Sorprendentemente, hay judíos que se prestan al juego.

No me atrevo a decir que sea justificable –por ese asunto del miedo–, pero sí puedo afirmar que tiene algo de comprensible. A fin de cuentas, los judíos somos quienes hemos tenido que hacer el cambio de mentalidad más radical en los últimos cien años.

Hace cuatro generaciones, seguíamos siendo un milenario pueblo apátrida, siempre al filo del riesgo. Ahora somos un grupo que incluso puede considerarse privilegiado, ya que tenemos un Estado que sirve como referente para muchas cosas, y al que incluso podemos movernos en caso de problemas. Los gitanos, los kurdos, los mayas o los zulúes –entre muchos otros– no tiene algo así.

Nuestra psicología es muy distinta a la de nuestros bisabuelos. A ellos les podía dar igual a dónde ir, a cualquier lugar del mundo. Un viejo chiste judío (viejo en serio: data del siglo XIX) cuenta que una ciudad alemana decreta que los judíos deben salir de su territorio. Un par de conocidos se encuentran en las oficina de migración para arreglar sus papeles, y después de saludarse uno le pregunta al otro: “¿Y a dónde te vas?” Y le contesta: “A Grecia. ¿Y tú?” El primero responde: “a Sudáfrica”. A lo que el otro cuestiona: “¿Y por qué tan lejos?” Y la respuesta es genial: “¿Tan lejos de dónde?”.

Así era nuestra lógica hace 150 años: no había cerca, no había lejos, porque de todos modos no teníamos a dónde ir.

Ya no. Hay un referente que se llama Israel. Y eso significó un cambio radical en nuestro modo de entendernos: dejamos de ser el grupo que a veces sólo tenía su fe para sobrevivir. Hoy nuestro destino está en nuestras propias manos. Ya no somos los judíos que simplemente huyen o son expulsados, o incluso asesinados. Somos judíos que se defienden. Somos gente capaces de decir que existe un pedazo de tierra en este planeta que es nuestro, y que tenemos derecho a vivir libres y en paz allí.

Lamentablemente, muchos no lo han podido asimilar. Algo en su interior les dice que con el Estado de Israel, el pueblo judío perdió algo de sí mismo.
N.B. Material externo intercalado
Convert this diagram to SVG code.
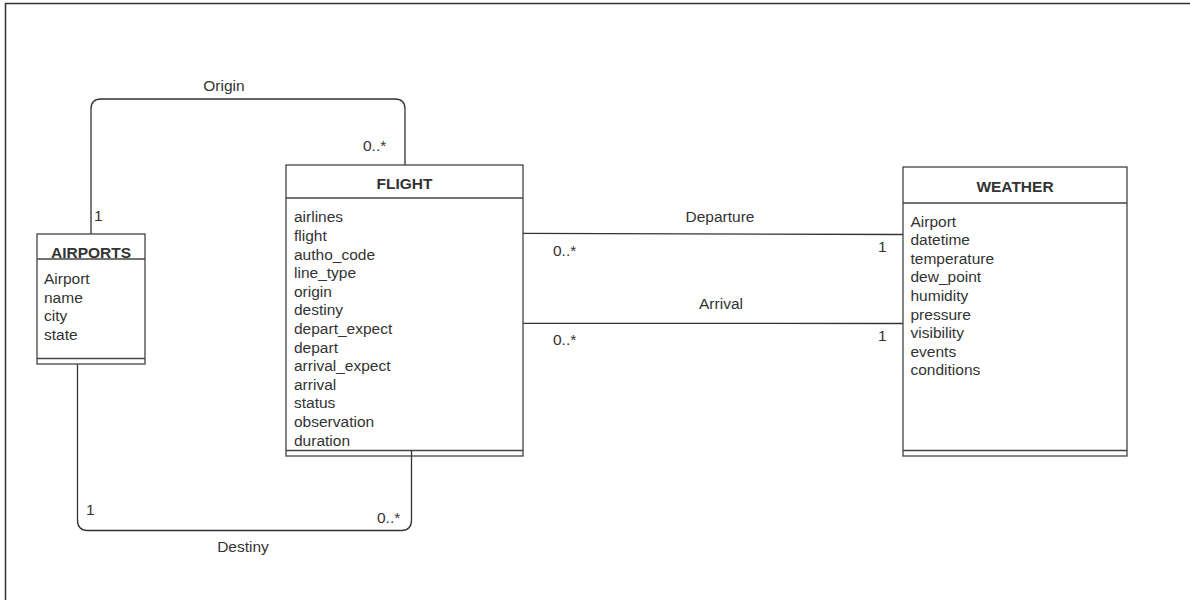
<svg xmlns="http://www.w3.org/2000/svg" width="1190" height="600" viewBox="0 0 1190 600">
<style>
  text { font-family: "Liberation Sans", Arial, sans-serif; font-size: 15.5px; fill: #333; }
  .title { font-weight: bold; text-anchor: middle; }
  .mid { text-anchor: middle; }
  .box { fill: #fff; stroke: #444; stroke-width: 1.3; }
  .sep { stroke: #444; stroke-width: 1.3; fill: none; }
  .conn { stroke: #333; stroke-width: 1.3; fill: none; }
  .frame { stroke: #333; stroke-width: 1.5; fill: none; }
</style>
<rect width="1190" height="600" fill="#fff"/>
<path class="frame" d="M5.5,600 V3.5 H1190"/>

<g id="connectors">
  <g id="origin">
    <path class="conn" d="M91,234 V109 Q91,99 101,99 H395 Q405,99 405,109 V165"/>
    <text class="mid" x="224" y="91">Origin</text>
    <text x="363" y="151">0..*</text>
    <text x="94" y="220.5">1</text>
  </g>
  <g id="destiny">
    <path class="conn" d="M77.5,364 V520 Q77.5,530.5 87.5,530.5 H401.5 Q411.5,530.5 411.5,520 V450"/>
    <text class="mid" x="243" y="552">Destiny</text>
    <text x="377" y="523">0..*</text>
    <text x="86" y="514.5">1</text>
  </g>
  <g id="departure">
    <path class="conn" d="M523,233.3 L903,234.5"/>
    <text class="mid" x="720" y="222">Departure</text>
    <text x="553" y="256">0..*</text>
    <text x="878" y="252">1</text>
  </g>
  <g id="arrival">
    <path class="conn" d="M523,323.3 L903,323.5"/>
    <text class="mid" x="721" y="309">Arrival</text>
    <text x="553" y="345">0..*</text>
    <text x="878" y="340.5">1</text>
  </g>
</g>

<g id="airports">
  <rect class="box" x="37" y="234" width="108" height="130"/>
  <line class="sep" x1="37" y1="259" x2="145" y2="259"/>
  <line class="sep" x1="37" y1="358.5" x2="145" y2="358.5"/>
  <text class="title" x="91" y="257.5">AIRPORTS</text>
  <text x="44" y="284">Airport</text>
  <text x="44" y="302.7">name</text>
  <text x="44" y="321.4">city</text>
  <text x="44" y="340">state</text>
</g>

<g id="flight">
  <rect class="box" x="286" y="165" width="237" height="291"/>
  <line class="sep" x1="286" y1="198" x2="523" y2="198"/>
  <line class="sep" x1="286" y1="450.5" x2="523" y2="450.5"/>
  <line class="conn" x1="411.5" y1="450" x2="411.5" y2="456"/>
  <text class="title" x="404.5" y="188.6">FLIGHT</text>
  <text x="294" y="222.3">airlines</text>
  <text x="294" y="240.9">flight</text>
  <text x="294" y="259.5">autho_code</text>
  <text x="294" y="278.1">line_type</text>
  <text x="294" y="296.7">origin</text>
  <text x="294" y="315.3">destiny</text>
  <text x="294" y="333.9">depart_expect</text>
  <text x="294" y="352.5">depart</text>
  <text x="294" y="371.1">arrival_expect</text>
  <text x="294" y="389.7">arrival</text>
  <text x="294" y="408.3">status</text>
  <text x="294" y="426.9">observation</text>
  <text x="294" y="445.5">duration</text>
</g>

<g id="weather">
  <rect class="box" x="903" y="167" width="224" height="289"/>
  <line class="sep" x1="903" y1="203" x2="1127" y2="203"/>
  <line class="sep" x1="903" y1="450.5" x2="1127" y2="450.5"/>
  <text class="title" x="1015" y="192.3">WEATHER</text>
  <text x="910.5" y="226.5">Airport</text>
  <text x="910.5" y="245.1">datetime</text>
  <text x="910.5" y="263.7">temperature</text>
  <text x="910.5" y="282.3">dew_point</text>
  <text x="910.5" y="300.9">humidity</text>
  <text x="910.5" y="319.5">pressure</text>
  <text x="910.5" y="338.1">visibility</text>
  <text x="910.5" y="356.7">events</text>
  <text x="910.5" y="375.3">conditions</text>
</g>
</svg>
Y puede que sea cierto, porque el Judaísmo del exilio no nada más fue miedo. Para contrarrestar ese miedo, el Judaísmo desarrolló una gran cantidad de hábitos o ideas con una función cien por ciento terapéutica, que fueron fundamentales para la sobrevivencia del grupo.

Por supuesto, esos hábitos e ideas ya no pueden funcionar igual ahora que todo ha cambiado. Poco a poco, se van adaptando y si no lo logran, desaparecen.

Cierto: la imagen del amable y pacífico sabio del Shtetl (aldea judía en Europa Oriental) no se refleja del todo en el especialista universitario que trabaja en el Technion de Haifa. Por supuesto, el especialista universitario es igual que cualquier otro especialista universitario en cualquier lugar del mundo, mientras que el sabio de Shtetl era característicamente judío.

Pero no se puede volver atrás. La Historia sigue avanzando, y tanto las circunstancias como nosotros mismos nos hemos puesto en una condición diferente.

Los judíos que se ponen en contra del Estado de Israel sufren de una especie de enamoramiento por aquel pasado en el que no teníamos seguro nada, menos aún nuestra propia patria, pero habíamos aprendido a sobrevivir.

Espero que algún día se enteren que nuestra sobrevivencia ya no se define en esos términos. Ahora se define en la sobrevivencia de Israel.

En su afán por querer sentirse seguros en una zona de confort que existe en el pasado y en sus capaces, no se dan cuenta que ponen en riesgo lo único que realmente los va a ayudar en cualquier caso extremo.